I am not a physicist and do not know all those topics, but I am a mathematician, and have taught manifolds, covering spaces, and discrete groups for years. In my opinion one reason you are having a hard time is the ridiculously large amount of material you are trying to cram in. So you should not feel bad that it did not all take at once.
If I may suggest some reasonable sources for some of those topics, first of all I suggest the first 9 chapters of the book Algebra, by Michael Artin. It is an undergraduate introduction to algebra for MIT students, hence no nonsense and high level, but very well explained. Moreover he takes the attitude, appropriate for you, that infinite groups are more important than finite ones, so begins with the basic such examples, namely matrices.
Later he discusses the various special structures one can put on a space where matrices act, namely metrics defined by bilinear forms, and then, uniquely at this elementary level, he discusses an intoduction to representation theory, including a few important examples of matrix groups, like SU(2) and SO(3), I believe.
Another good book, more oriented to topology and manifolds, is Foundations of differentiable manifolds and Lie groups, by Frank Warner. Here you will find a treatment of tensors, missing from Artin's book, as well as manifolds and Lie algebras.
Another succinct and well written but challenging book is Lectures on Lie Groups, by J. Frank Adams. Here there are Stiefel diagrams, and exponential maps, assuming you know basic existence theorems for diffrential equations, but still no Dynkin diagrams. he gives a nice geometric version of the exponential map, a map from the lie algebra to the lie group, and it is nice to know also that this map, for matrix groups, is actually given by the marvellous exponential series! I.e. if M is any matrix, then e^M is an invertible matrix.
[digression: The only compact abelian Lie groups I believe are the tori, a quotient of euclidean space by a discrete lattice, e.g. an elliptic curve E = C/(Z+iZ), where C is the complex numbers, and Z is the integers. Here no doubt the exponential map is just the universal covering (quotient) map C-->E. No other compact real surface can have a continuous group structure I believe, by computing the Euler characteristic. Just as the circle has a group structure inherited as the length one complex numbers, so presumably does the 3-sphere inherit one from being viewed as length one quaternions. I thought then the Cayley numbers ("octonions") would give one on S^7, but they are not associative, so all this structure gives us is a non zero vector field, apparently a necessary but not sufficient condition for a group structure. So most spheres are not themselves topological groups, and yet they give rise to them by looking at their groups of rotations, the matrix groups SO(n).]

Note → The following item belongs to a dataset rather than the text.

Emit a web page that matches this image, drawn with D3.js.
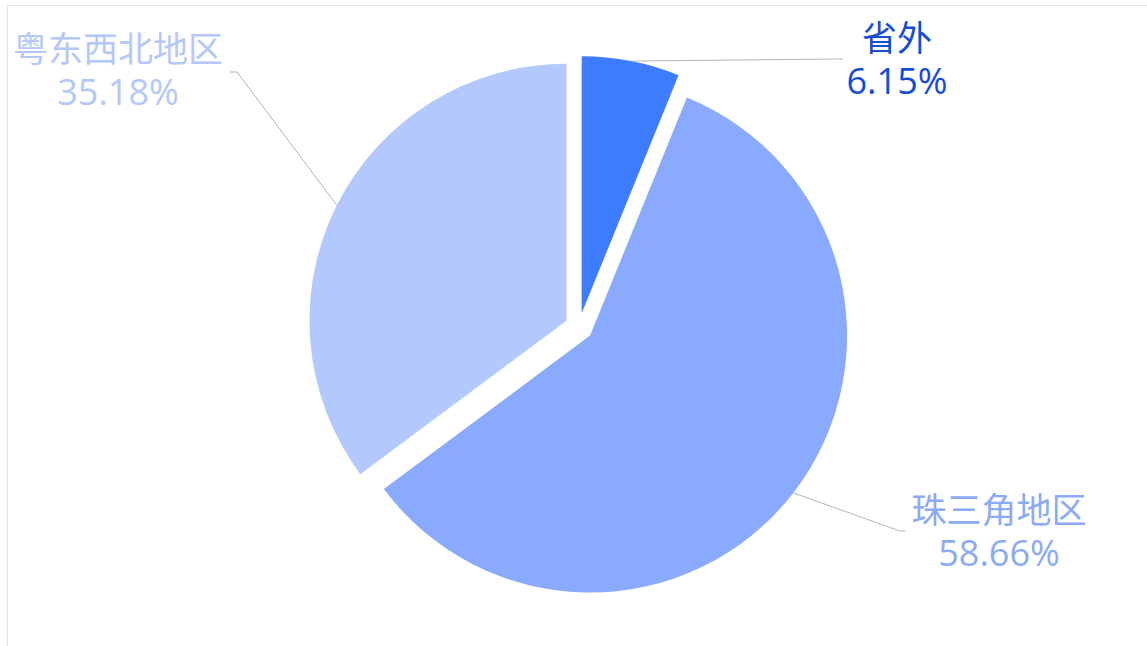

Edit: I found this linked discussion on stackexchange rather enlightening and fun (read the comments too).
https://math.stackexchange.com/ques...h-spheres-can-be-lie-groups?noredirect=1&lq=1
Mike Spivak's Differential Geometry vol. 1, is another comprehensive source for manifolds, tensors, and has a short introdution to Lie groups in chapter 9, which he obswrves uses all the previous material in the book, which is quite a long and detailed treatment of smooth manifold theory.
Many people also like books by William Fulton and Joe Harris. who have a book on representation theory which I have not seen.
None of these yet classify lie algebras, for which I do not know what to recommend, but I recall James Humphreys was well regarded for his books.
the basic idea is to understand an abstract group in terms of its action as a group of motions on some geometric space. To compare two groups you have to understand homomorphisms of groups, and continuous or differentiable maps for continuous groups. Finite groups are thus represented by mapping them into permutation groups S(n). Continuous groups are studied by mapping them into matrix groups, subgroups of GL(n), such as those that preserve some notion of length, like SO(n), or SU(n).
As always in calculus, differentiable maps are studied by approximating them by linear objects, and hence a manifold is studied using its tangent spaces. the basic fact here is that the tangent spaces of a smooth group are all essentially the same since translation in the group defines isomorphisms between any two of them, so it suffices to understand the tangent space at the origin. Now fundamentally, that tangent space has a structure of algebra, and the "Lie algebra" asociated to a lie group is nothing but the tangent space at the origin of that lie group, equipped with its lie bracket multiplication. Viewing tangent vectors as differential operators, this lie bracket structure can be defined using composition of differential operators, as a "commutator". (I mention as a warning that there apparently exist books on lie algebras which do not even mention this basic connection between lie algebras and lie groups.)
Finally, one tries to understand all lie groups by understanding all lie algebras, and learning to what extent a lie group is actually determined by its lie algebra.
This is a lot of stuff, good luck, and hang in there. It is rather beautiful.